Fantasmes et diffusion
La présence de fers d'esclaves dans de nombreux
objets rappelle le contexte historique de cette Côte des Esclaves et le rayonnement du vaudou qui en a résulté. Dans le catalogue, l'artiste haïtien Patrick Vilaire revient sur les transformations des rites et des pratiques qui ont accompagné la traversée de l'Atlantique. Arrachés à leur culture pour servir de main-d'oeuvre dans les plantations, les esclaves quittent l'Afrique sans leurs artistes, et cette violence a pour conséquence une quasi-disparition de la statuaire vaudou. Le culte et les pratiques magiques passent par des objets de petite taille, souvent cachés, qui ne se dévoilent que dans l'intimité : "
Les 'talismans' et fétiches sont inconnus. Il n'y a guère que les 'gardes', petits sacs de toile renfermant racines, feuilles, médailles des saints protecteurs (saint Jacques ou saint Michel) épinglés sur les vêtements au contact de la peau et les 'paquets', comme objets magiques spécifiques au vaudou haïtien." Les
botchios plantés dans le sol, si importants pour Jacques Kerchache, sont réduits à des assemblages de fragments et les représentations divines à des lignes épurées dessinées sur le sol.

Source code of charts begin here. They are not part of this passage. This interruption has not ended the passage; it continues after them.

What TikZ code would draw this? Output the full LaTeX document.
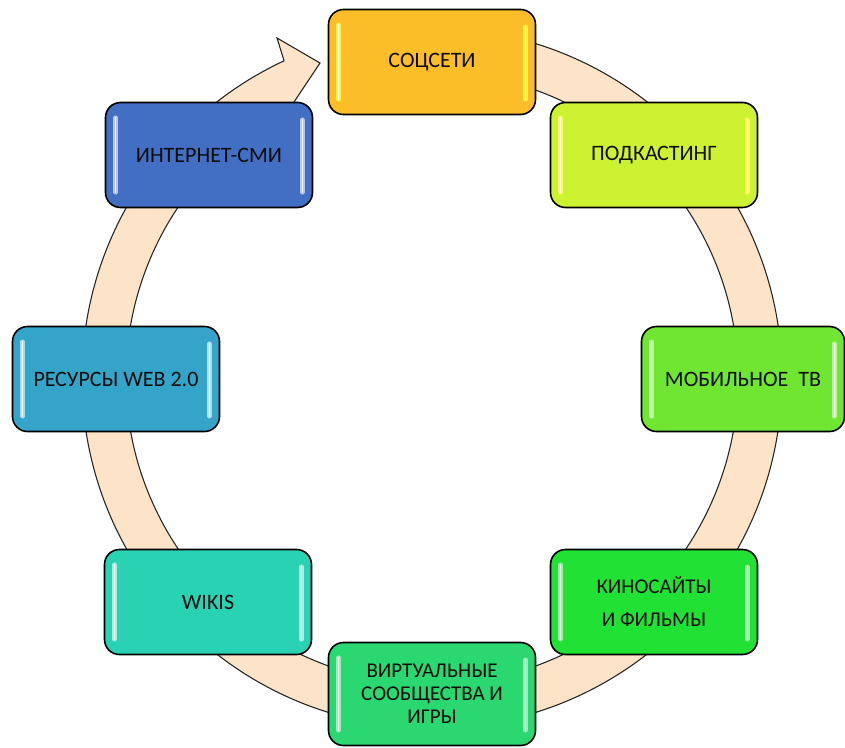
\documentclass[tikz,border=0pt]{standalone}
\usepackage{fontspec}
\setmainfont{Carlito}
\usetikzlibrary{calc}
\definecolor{cSoc}{RGB}{252,190,40}
\definecolor{cPod}{RGB}{205,242,50}
\definecolor{cMob}{RGB}{112,230,50}
\definecolor{cKino}{RGB}{32,225,52}
\definecolor{cVirt}{RGB}{42,215,112}
\definecolor{cWiki}{RGB}{42,210,180}
\definecolor{cRes}{RGB}{52,165,200}
\definecolor{cInt}{RGB}{66,110,195}
\definecolor{ringfill}{RGB}{253,228,200}
\definecolor{ringline}{RGB}{40,40,40}
\newcommand\glossbox[3]{%
  \draw[line width=4.5pt, #2!#3!white, line cap=round]
    ([xshift=11pt,yshift=-16pt]#1.north west) -- ([xshift=11pt,yshift=16pt]#1.south west);
  \draw[line width=1.5pt, #2!8!white, line cap=round]
    ([xshift=11pt,yshift=-16pt]#1.north west) -- ([xshift=11pt,yshift=16pt]#1.south west);
  \draw[line width=4.5pt, #2!#3!white, line cap=round]
    ([xshift=-11pt,yshift=-18pt]#1.north east) -- ([xshift=-11pt,yshift=16pt]#1.south east);
  \draw[line width=1.5pt, #2!8!white, line cap=round]
    ([xshift=-11pt,yshift=-18pt]#1.north east) -- ([xshift=-11pt,yshift=16pt]#1.south east);
}
\begin{document}
\begin{tikzpicture}[x=1pt,y=1pt,
  stage/.style={draw=black, line width=1.6pt, rounded corners=15pt,
    minimum width=207pt, minimum height=105pt, inner sep=0pt, align=center,
    text=black!95, font=\fontsize{22}{26}\selectfont},
  ring/.style={fill=ringfill, draw=ringline, line width=1.1pt, line join=miter}]
\useasboundingbox (0,0) rectangle (845,-747);
\coordinate (c) at (432,-378);
% ring with arrowhead
\coordinate (s0) at ($(c)+(85:350)$);
\coordinate (bo) at (277,-38);
\coordinate (tip) at (320,-63);
\coordinate (bi) at (262,-150);
\coordinate (ni) at ($(c)+(118:306)$);
\path[ring] (s0) arc[start angle=85, end angle=-245, radius=350]
  -- (bo) -- (tip) -- (bi) -- (ni)
  arc[start angle=-242, end angle=85, radius=306] -- cycle;
% boxes
\node[stage, fill=cSoc] (soc) at (432,-62) {СОЦСЕТИ};
\node[stage, fill=cPod] (pod) at (654,-155) {ПОДКАСТИНГ};
\node[stage, fill=cMob, minimum width=203pt] (mob) at (743,-379) {МОБИЛЬНОЕ\ \ ТВ};
\node[stage, fill=cKino, font=\fontsize{21}{33}\selectfont] (kino) at (654,-602) {КИНОСАЙТЫ\\И ФИЛЬМЫ};
\node[stage, fill=cVirt, minimum height=103pt, font=\fontsize{21}{23}\selectfont] (virt) at (432,-694) {ВИРТУАЛЬНЫЕ\\СООБЩЕСТВА И\\ИГРЫ};
\node[stage, fill=cWiki] (wiki) at (208,-602) {WIKIS};
\node[stage, fill=cRes] (res) at (116,-379) {РЕСУРСЫ WEB 2.0};
\node[stage, fill=cInt] (int) at (209,-155) {ИНТЕРНЕТ-СМИ};
\glossbox{soc}{yellow}{75}
\glossbox{pod}{yellow}{60}
\glossbox{mob}{cMob}{45}
\glossbox{kino}{cKino}{45}
\glossbox{virt}{cVirt}{45}
\glossbox{wiki}{cWiki}{40}
\glossbox{res}{cRes}{40}
\glossbox{int}{cInt}{40}
\end{tikzpicture}
\end{document}
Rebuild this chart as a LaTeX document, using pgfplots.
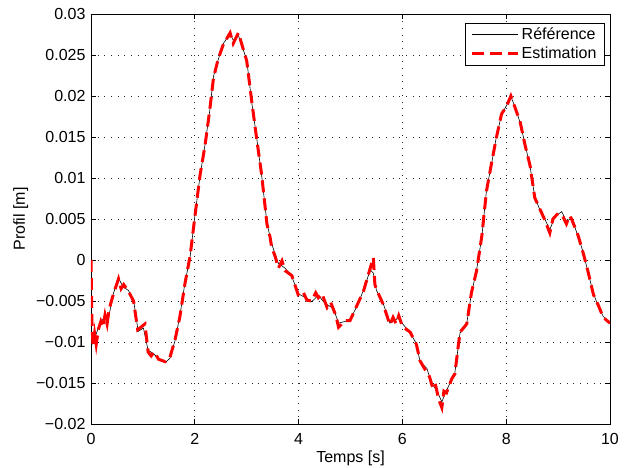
\documentclass[border=0pt]{standalone}
\usepackage{pgfplots}
\pgfplotsset{compat=1.18}
\usepackage{fontspec}
\setmainfont{Liberation Sans}

\pgfplotstableread{
x y
0 -0.0106
0.08 -0.0094
0.17 -0.0077
0.27 -0.0069
0.33 -0.0073
0.43 -0.0041
0.53 -0.0022
0.62 -0.0033
0.72 -0.0037
0.82 -0.0049
0.91 -0.0087
1.01 -0.0083
1.10 -0.0110
1.20 -0.0114
1.30 -0.0120
1.43 -0.0125
1.52 -0.0120
1.62 -0.0098
1.71 -0.0069
1.81 -0.0028
1.91 0.0004
2.00 0.0053
2.10 0.0102
2.20 0.0142
2.29 0.0183
2.36 0.0224
2.45 0.0244
2.55 0.0264
2.68 0.0276
2.74 0.0268
2.84 0.0274
3.00 0.0244
3.10 0.0191
3.19 0.0150
3.29 0.0102
3.39 0.0045
3.48 0.0020
3.61 -0.0004
3.74 -0.0010
3.87 -0.0020
3.99 -0.0041
4.16 -0.0047
4.25 -0.0051
4.38 -0.0043
4.51 -0.0053
4.67 -0.0059
4.77 -0.0077
4.89 -0.0075
4.99 -0.0073
5.12 -0.0057
5.25 -0.0037
5.38 -0.0012
5.44 -0.0016
5.50 -0.0037
5.63 -0.0053
5.76 -0.0077
5.92 -0.0071
6.02 -0.0079
6.15 -0.0089
6.27 -0.0102
6.34 -0.0124
6.47 -0.0132
6.56 -0.0150
6.66 -0.0159
6.76 -0.0173
6.85 -0.0159
6.95 -0.0146
7.01 -0.0138
7.11 -0.0089
7.24 -0.0077
7.33 -0.0041
7.43 -0.0012
7.53 0.0028
7.62 0.0085
7.72 0.0118
7.81 0.0150
7.91 0.0177
8.01 0.0189
8.09 0.0199
8.17 0.0187
8.27 0.0167
8.36 0.0142
8.46 0.0114
8.55 0.0077
8.65 0.0061
8.75 0.0049
8.84 0.0037
8.94 0.0053
9.07 0.0059
9.16 0.0047
9.26 0.0051
9.39 0.0028
9.49 0.0008
9.58 -0.0016
9.68 -0.0041
9.78 -0.0057
9.87 -0.0069
10 -0.0077
}\reftable

\pgfplotstableread{
x y
0 0.0000
0.02 -0.0080
0.04 -0.0106
0.07 -0.0090
0.10 -0.0103
0.14 -0.0085
0.19 -0.0075
0.23 -0.0082
0.27 -0.0067
0.31 -0.0078
0.35 -0.0060
0.43 -0.0042
0.53 -0.0023
0.58 -0.0035
0.63 -0.0030
0.72 -0.0038
0.82 -0.0050
0.90 -0.0085
0.96 -0.0082
1.04 -0.0078
1.10 -0.0112
1.16 -0.0117
1.22 -0.0112
1.30 -0.0121
1.43 -0.0124
1.52 -0.0119
1.62 -0.0097
1.71 -0.0070
1.81 -0.0029
1.91 0.0005
2.00 0.0052
2.10 0.0103
2.20 0.0141
2.29 0.0184
2.36 0.0222
2.45 0.0245
2.55 0.0263
2.68 0.0277
2.74 0.0264
2.84 0.0277
3.00 0.0243
3.10 0.0192
3.19 0.0149
3.29 0.0103
3.39 0.0044
3.45 0.0028
3.48 0.0016
3.55 0.0004
3.61 -0.0010
3.68 -0.0001
3.74 -0.0013
3.87 -0.0019
3.99 -0.0042
4.08 -0.0038
4.16 -0.0049
4.25 -0.0050
4.33 -0.0040
4.38 -0.0046
4.45 -0.0041
4.55 -0.0058
4.62 -0.0052
4.72 -0.0068
4.77 -0.0082
4.89 -0.0074
4.99 -0.0074
5.12 -0.0056
5.25 -0.0038
5.38 -0.0010
5.44 0.0003
5.47 -0.0030
5.50 -0.0036
5.63 -0.0054
5.76 -0.0079
5.82 -0.0070
5.88 -0.0078
5.93 -0.0068
6.00 -0.0081
6.15 -0.0088
6.27 -0.0103
6.34 -0.0123
6.45 -0.0135
6.52 -0.0142
6.58 -0.0155
6.63 -0.0150
6.70 -0.0170
6.76 -0.0180
6.80 -0.0160
6.85 -0.0162
6.95 -0.0145
7.01 -0.0139
7.11 -0.0088
7.24 -0.0078
7.33 -0.0040
7.43 -0.0013
7.53 0.0029
7.62 0.0084
7.72 0.0119
7.81 0.0149
7.91 0.0178
8.01 0.0188
8.09 0.0200
8.17 0.0186
8.27 0.0168
8.36 0.0141
8.46 0.0115
8.55 0.0076
8.65 0.0062
8.75 0.0048
8.84 0.0033
8.90 0.0050
9.00 0.0057
9.10 0.0052
9.16 0.0044
9.22 0.0054
9.26 0.0050
9.39 0.0029
9.49 0.0007
9.58 -0.0015
9.68 -0.0042
9.78 -0.0056
9.87 -0.0070
10 -0.0077
}\esttable

\begin{document}
\fontsize{16}{19}\selectfont
\begin{tikzpicture}
\path[use as bounding box] (-91pt,-44pt) rectangle (552pt,424pt);
\begin{axis}[
  scale only axis,
  width=519pt, height=410pt,
  xmin=0, xmax=10, ymin=-0.02, ymax=0.03,
  scaled x ticks=false, scaled y ticks=false,
  xtick={0,2,4,6,8,10},
  xticklabels={0,2,4,6,8,10},
  ytick={-0.02,-0.015,-0.01,-0.005,0,0.005,0.01,0.015,0.02,0.025,0.03},
  yticklabels={−0.02,−0.015,−0.01,−0.005,0,0.005,0.01,0.015,0.02,0.025,0.03},
  xtick pos=both, ytick pos=both,
  tick align=inside,
  major tick length=5pt,
  tick style={black, line width=0.6pt},
  axis line style={black, line width=0.7pt},
  grid=major,
  major grid style={black!85, line width=0.7pt, dash pattern=on 0.8pt off 5.9pt},
  ticklabel style={font=\fontsize{16}{19}\selectfont},
  xticklabel style={yshift=-4pt},
  xlabel={Temps [s]}, ylabel={Profil [m]},
  label style={font=\fontsize{16}{19}\selectfont},
  xlabel style={at={(axis description cs:0.5,-0.0829)}, anchor=center},
  ylabel style={at={(axis description cs:-0.1355,0.5)}, anchor=center},
  legend style={at={(0.989,0.979)}, anchor=north east, draw=black, line width=0.7pt,
    font=\fontsize{16}{19}\selectfont, inner xsep=5pt, inner ysep=2pt, row sep=0pt,
    nodes={inner sep=2.5pt}},
  legend cell align=left,
  legend image code/.code={\draw[#1] (0pt,0pt) -- (46pt,0pt);},
]
\addplot[black, line width=0.6pt] table[x=x, y=y] {\reftable};
\addlegendentry{Référence}
\addplot[red, line width=3pt, dash pattern=on 12pt off 6pt] table[x=x, y=y] {\esttable};
\addlegendentry{Estimation}
\end{axis}
\end{tikzpicture}
\end{document}
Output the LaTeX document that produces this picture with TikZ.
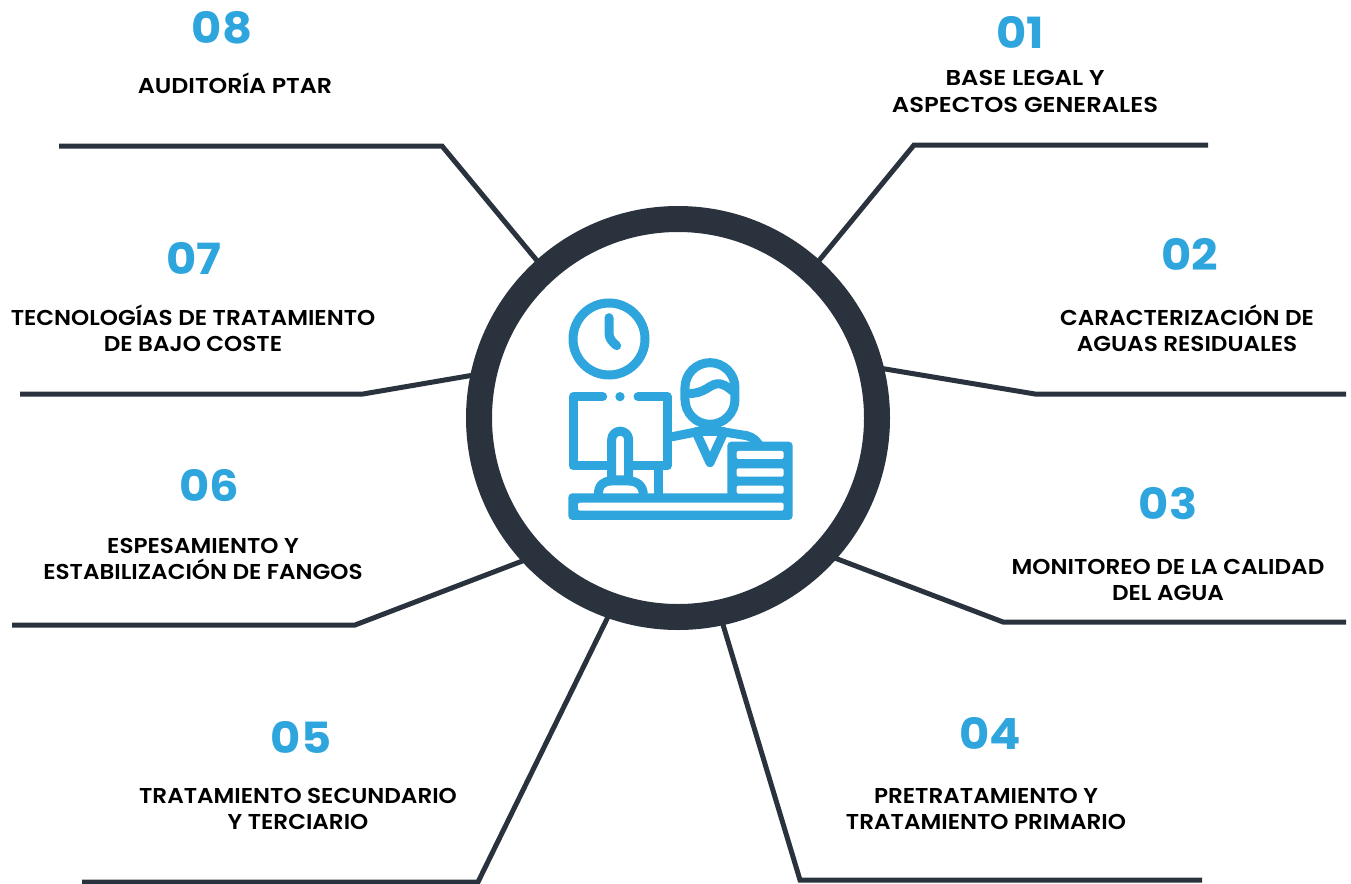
\documentclass[tikz,border=0pt]{standalone}
\usepackage{fontspec}
\usepackage{graphicx}
\setmainfont{Poppins}[FakeStretch=1.075,BoldFont={Poppins SemiBold}]
\newfontfamily\numfont{Poppins}[FakeStretch=1.08]
\usetikzlibrary{backgrounds}
\definecolor{inkdark}{HTML}{2A333D}
\definecolor{skyblue}{HTML}{2FA5DE}
\tikzset{
  x=1pt,y=-1pt,
  link/.style={draw=inkdark,line width=5pt,line join=miter},
  hubring/.style={circle,draw=inkdark,line width=26pt,fill=white,minimum size=398pt,inner sep=0pt,outer sep=0pt},
  numlabel/.style={text=skyblue,font=\numfont\fontsize{43}{43}\selectfont\bfseries,inner sep=0pt},
  toplabel/.style={text=black,font=\fontsize{21.5}{26}\selectfont\bfseries,align=center,inner sep=0pt},
  icoline/.style={draw=skyblue,line width=9pt,line cap=round,line join=round},
  icofill/.style={fill=skyblue,rounded corners=4pt},
  icoslot/.style={fill=white,rounded corners=2pt}
}
\begin{document}
\begin{tikzpicture}
\useasboundingbox (0,0) rectangle (1351,883);
\node[hubring] (hub) at (678,418) {};
\coordinate (e1) at (914,145); \coordinate (f1) at (1208,145);
\coordinate (e2) at (1035,394); \coordinate (f2) at (1346,394);
\coordinate (e3) at (1003,622); \coordinate (f3) at (1346,622);
\coordinate (e4) at (800,880); \coordinate (f4) at (1202,880);
\coordinate (e5) at (478,882); \coordinate (f5) at (82,882);
\coordinate (e6) at (355,625); \coordinate (f6) at (12,625);
\coordinate (e7) at (363,394); \coordinate (f7) at (20,394);
\coordinate (e8) at (442,146); \coordinate (f8) at (59,146);
\begin{pgfonlayer}{background}
\draw[link] (hub.48) -- (e1) -- (f1);
\draw[link] (hub.15.3) -- (e2) -- (f2);
\draw[link] (hub.-43.2) -- (e3) -- (f3);
\draw[link] (hub.-78.4) -- (e4) -- (f4);
\draw[link] (hub.-109.4) -- (e5) -- (f5);
\draw[link] (hub.224.4) -- (e6) -- (f6);
\draw[link] (hub.167.5) -- (e7) -- (f7);
\draw[link] (hub.132) -- (e8) -- (f8);
\end{pgfonlayer}
\node[numlabel] (n1) at (1020,32) {01};
\node[numlabel] (n2) at (1190,254) {02};
\node[numlabel] (n3) at (1168,504) {03};
\node[numlabel] (n4) at (990,733) {04};
\node[numlabel] (n5) at (301,737) {05};
\node[numlabel] (n6) at (209,486) {06};
\node[numlabel] (n7) at (194,258) {07};
\node[numlabel] (n8) at (222,28) {08};
\node[toplabel] (t1) at (1025,94) {\scalebox{1.05}[1]{\begin{tabular}{@{}c@{}}BASE LEGAL Y\\[0.6pt]ASPECTOS GENERALES\end{tabular}}};
\node[toplabel] (t2) at (1187,328.5) {CARACTERIZACIÓN DE\\AGUAS RESIDUALES};
\node[toplabel] (t3) at (1168,579.5) {MONITOREO DE LA CALIDAD\\DEL AGUA};
\node[toplabel] (t4) at (986,809) {PRETRATAMIENTO Y\\TRATAMIENTO PRIMARIO};
\node[toplabel] (t5) at (298,809) {TRATAMIENTO SECUNDARIO\\Y TERCIARIO};
\node[toplabel] (t6) at (203,558.5) {ESPESAMIENTO Y\\ESTABILIZACIÓN DE FANGOS};
\node[toplabel] (t7) at (193,328) {TECNOLOGÍAS DE TRATAMIENTO\\DE BAJO COSTE};
\node[toplabel] (t8) at (235,83) {\scalebox{1.027}[1]{AUDITORÍA PTAR}};
% icon, in units of 1/3 px
\begin{scope}[shift={(550,280)},x=0.3333pt,y=-0.3333pt]
\draw[skyblue,line width=9pt] (177,177) circle (108);
\draw[icoline] (177,113) -- (177,160) .. controls (177,175) and (187,187) .. (200,197);
% monitor
\draw[icoline] (158,350) -- (70,350) -- (70,558) -- (185,558);
\draw[icoline] (264,350) -- (352,350) -- (352,558) -- (236,558);
\fill[skyblue] (210,350) circle (14);
% stand
\draw[skyblue,line width=9pt,line join=round] (185,600) -- (185,479) arc (180:360:25.5) -- (236,600) -- cycle;
\draw[icoline] (145,645) .. controls (145,615) and (160,603) .. (185,603) -- (236,603) .. controls (262,603) and (280,618) .. (280,645);
\draw[skyblue,line width=9pt] (325,558) -- (325,645);
% desk
\fill[icofill] (55,640) rectangle (728,720);
\fill[icoslot] (84,668) rectangle (701,692);
% head
\draw[skyblue,line width=9pt] (405,323) arc (180:360:75) -- (555,358) arc (0:180:75) -- cycle;
\draw[icoline] (408,340) .. controls (470,345) and (480,305) .. (512,312) .. controls (530,316) and (540,328) .. (552,336);
% body
\draw[icoline] (368,470) -- (438,456) -- (480,548) -- (522,456) -- (590,467) .. controls (610,472) and (618,482) .. (628,495);
\draw[icoline] (438,456) -- (522,456);
% papers
\fill[icofill] (532,485) rectangle (728,660);
\fill[icoslot] (560,513) rectangle (701,537);
\fill[icoslot] (560,565) rectangle (701,590);
\fill[icoslot] (560,617) rectangle (701,641);
\end{scope}
\end{tikzpicture}
\end{document}
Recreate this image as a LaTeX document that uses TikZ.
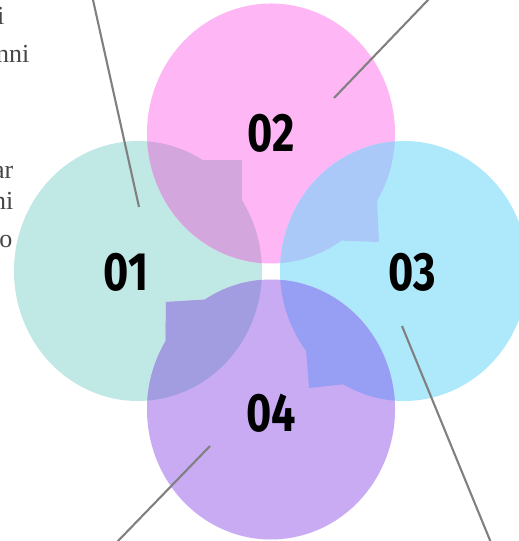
\documentclass[tikz,border=0pt]{standalone}
\usepackage{fontspec}
\setmainfont{Liberation Serif}
\newfontfamily\numfont{Fira Sans}
\usetikzlibrary{calc}
\definecolor{cteal}{RGB}{192,232,229}
\definecolor{cpink}{RGB}{255,182,245}
\definecolor{cblue}{RGB}{174,232,251}
\definecolor{cpurple}{RGB}{201,171,244}
\definecolor{ctp}{RGB}{211,167,222}
\definecolor{cpb}{RGB}{171,201,248}
\definecolor{cbu}{RGB}{150,159,244}
\definecolor{cut}{RGB}{162,157,224}
\definecolor{lgray}{RGB}{128,128,128}
\definecolor{tgray}{RGB}{70,70,70}
\def\pathA{($(138,270)+(58.5:124 and 130)$) arc[start angle=58.5,end angle=393.06,x radius=124,y radius=130] -- (242,381) -- cycle}
\def\pathB{($(271,407.5)+(-31.2:124 and 130)$) arc[start angle=-31.2,end angle=304.5,x radius=124,y radius=130] -- (379,299) -- cycle}
\def\pathC{($(404,270)+(240.7:124 and 130)$) arc[start angle=240.7,end angle=577.9,x radius=124,y radius=130] -- (309,153) -- cycle}
\def\pathD{($(271,131.5)+(148.3:124 and 130)$) arc[start angle=148.3,end angle=482.3,x radius=124,y radius=130] -- (166,239) -- cycle}
\tikzset{
  numlabel/.style={font=\numfont\bfseries\fontsize{54}{54}\selectfont, text=black, inner sep=0pt},
  sidetext/.style={font=\fontsize{26}{36}\selectfont, text=tgray, inner sep=0pt, anchor=base east},
  leader/.style={draw=lgray, line width=2.1pt}
}
\begin{document}
\begin{tikzpicture}[x=1pt,y=1pt]
\useasboundingbox (0,0) rectangle (519,541);
\clip (0,0) rectangle (519,541);
\fill[cteal] \pathA;
\fill[cpink] \pathB;
\fill[cblue] \pathC;
\fill[cpurple] \pathD;
\begin{scope}\clip \pathA; \fill[ctp] \pathB; \end{scope}
\begin{scope}\clip \pathB; \fill[cpb] \pathC; \end{scope}
\begin{scope}\clip \pathC; \fill[cbu] \pathD; \end{scope}
\begin{scope}\clip \pathD; \fill[cut] \pathA; \end{scope}
\node[numlabel] (n1) at (126,268.5) {\scalebox{0.8}[1]{01}};
\node[numlabel] (n2) at (271,407.5) {\scalebox{0.8}[1]{02}};
\node[numlabel] (n3) at (412,268.5) {\scalebox{0.8}[1]{03}};
\node[numlabel] (n4) at (271.5,127.5) {\scalebox{0.8}[1]{04}};
\coordinate (l1a) at (139,334); \coordinate (l1b) at (90.8,551);
\coordinate (l2a) at (334,443); \coordinate (l2b) at (437.6,551);
\coordinate (l3a) at (402,215); \coordinate (l3b) at (494,-9);
\coordinate (l4a) at (210,95);  \coordinate (l4b) at (109.3,-9);
\draw[leader] (l1a) -- (l1b);
\draw[leader] (l2a) -- (l2b);
\draw[leader] (l3a) -- (l3b);
\draw[leader] (l4a) -- (l4b);
\node[sidetext] (t1) at (4.5,516) {i};
\node[sidetext] (t2) at (29.5,478) {nni};
\node[sidetext] (t3) at (13.5,362.7) {ar};
\node[sidetext] (t4) at (13.5,331.5) {ni};
\node[sidetext] (t5) at (12.5,293) {o};
\end{tikzpicture}
\end{document}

Si le vaudou africain a prouvé à de nombreuses reprises sa capacité à intégrer de nouvelles divinités dans son panthéon, le vaudou haïtien opère quant à lui une synthèse entre les saints chrétiens et les esprits vaudou. Legba, intermédiaire entre les dieux et les hommes et protecteur du village, devient par exemple Saint Pierre, gardien des portes du paradis. Cette vision syncrétique, à la fois plus proche de l'Occident et aussi mystérieuse que les cérémonies filmées par Jacques Kerchache, a suscité nombre de fantasmes, de
Vaudou (Jacques Tourneur, 1943) à
Vivre et laisser mourir (Guy Hamilton, 1973). De même que l'entreprise littéraire de l'écrivain nigérian Wole Soyinka tend à revaloriser le panthéon Yoruba, l'exposition de la fondation Cartier réussit le tour de force de gommer les clichés sans rien enlever de sa magie et de son mystère du vaudou.